Rejang Lebong, Bengkulu (ANTARA) - Kaganga adalah aksara Suku Rejang dan masih digunakan masyarakat di beberapa kabupaten di Provinsi Bengkulu. Kaganga merupakan salah satu aksara tertua di dunia dan menjadi bahasa nenek moyang Indonesia, khususnya di wilayah Sumatera bagian selatan.
Kendati kemajuan teknologi dan informasi menjangkau berbagai bidang kehidupan, keberadaan Aksara Kaganga masih dipakai oleh para tetua di wilayah Kabupaten Rejang Lebong, Bengkulu Utara, Lebong, maupun Kepahiang.
.
Di Kabupaten Rejang Lebong, penggunaan Aksara Kaganga dapat dilihat pada motif batik dan penamaan jalan--yang di bagian bawah plang nama jalan-- dituliskan dengan Aksara Kaganga.
M. Sahidi (61), budayawan dan pengurus Badan Musyawarah Adat (BMA) Kabupaten Rejang Lebong menjelaskan dari catatan sejarah dan penelitian pada zaman kolonial Belanda hingga kemerdekaan RI, di wilayah Sumbagsel--mulai dari tahun 1785 hingga 2022-- terdapat empat aksara lokal yang dimiliki suku pribumi, yakni Rejang, Serawai, Lembak l, dan Pasemah.
Catatan mengenai aksara penduduk lokal tersebut telah dilakukan oleh peneliti seperti William Marsden "History of Sumatra" (1785), Van Hasselt "Midden Sumatra" (1881), hingga yang paling populer menjadi rujukan yaitu pada penelitian M.A Jaspan "Folk Literature Southwest Sumatra" (1964), yang mengubah kebiasaan penyebutan masyarakat kuno dengan penamaan aksara "Ulu" yang kemudian oleh M.A Jaspan menjadi aksara Ka-Ga-Nga.
Aksara Kaganga ini diambil berdasarkan tiga alfabet awal. Penamaan Aksara Kaganga disepakati pada kongres atau pertemuan para pemuka adat pegiat naskah kuno di Provinsi Bengkulu pada tahun 1988 yang kemudian disahkan oleh Gubernur Bengkulu HA Razie Yachya, kala itu.

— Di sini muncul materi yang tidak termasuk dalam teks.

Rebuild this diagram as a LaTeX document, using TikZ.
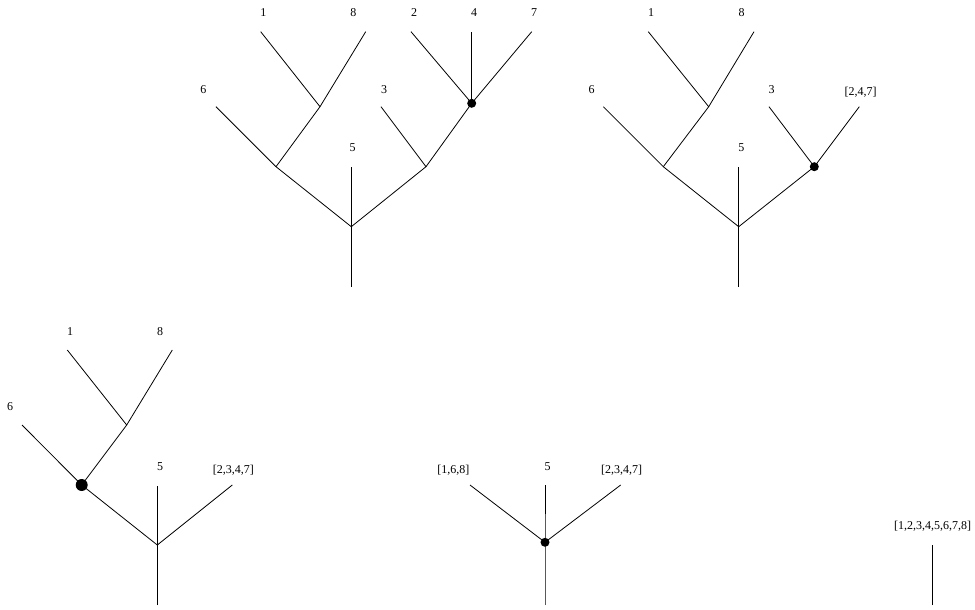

Pada kesepakatan itu, juga menstandarkan beberapa Aksara Kaganga yang berbeda-beda dari empat suku, dengan menggabungkan beberapa perbedaan, untuk dijadikan standar pemakaian Aksara Kaganga di Provinsi Bengkulu.
Aksara Kaganga pada saat ini menjadi aksara kebanggaan masyarakat di Provinsi Bengkulu dan sebagai Warisan Budaya Tak Benda (WBTB). Akan tetapi kurangnya pengetahuan standarisasinya menyebabkan sering terjadi perdebatan di beberapa daerah walaupun aturan membolehkan penggunaan standar aksara di wilayah masing-masing.
Muatan lokal
Untuk menjaga agar Aksara Kaganga tak punah dan dapat dipelajari kalangan anak-anak, Dinas Pendidikan dan Kebudayaan setempat sejak 2018 memasukkan Aksara Kaganga dalam mata pelajaran di sekolah dasar.
Kepala Dikbud Rejang Lebong Rezza Pakhlevie menjelaskan upaya pelestarian Aksara Kaganga dilakukan sebagai muatan lokal (mulok) di setiap SD di Rejang Lebong.
Selain menjadikan pelajaran Aksara Kaganga sebagai mulok di SD di Rejang Lebong, pihaknya juga memperbanyak buku yang mengajarkan Aksara Kaganga. Buku-buku ini dibagikan melalui taman bacaan dan perpustakaan di setiap desa dan kelurahan di 15 kecamatan.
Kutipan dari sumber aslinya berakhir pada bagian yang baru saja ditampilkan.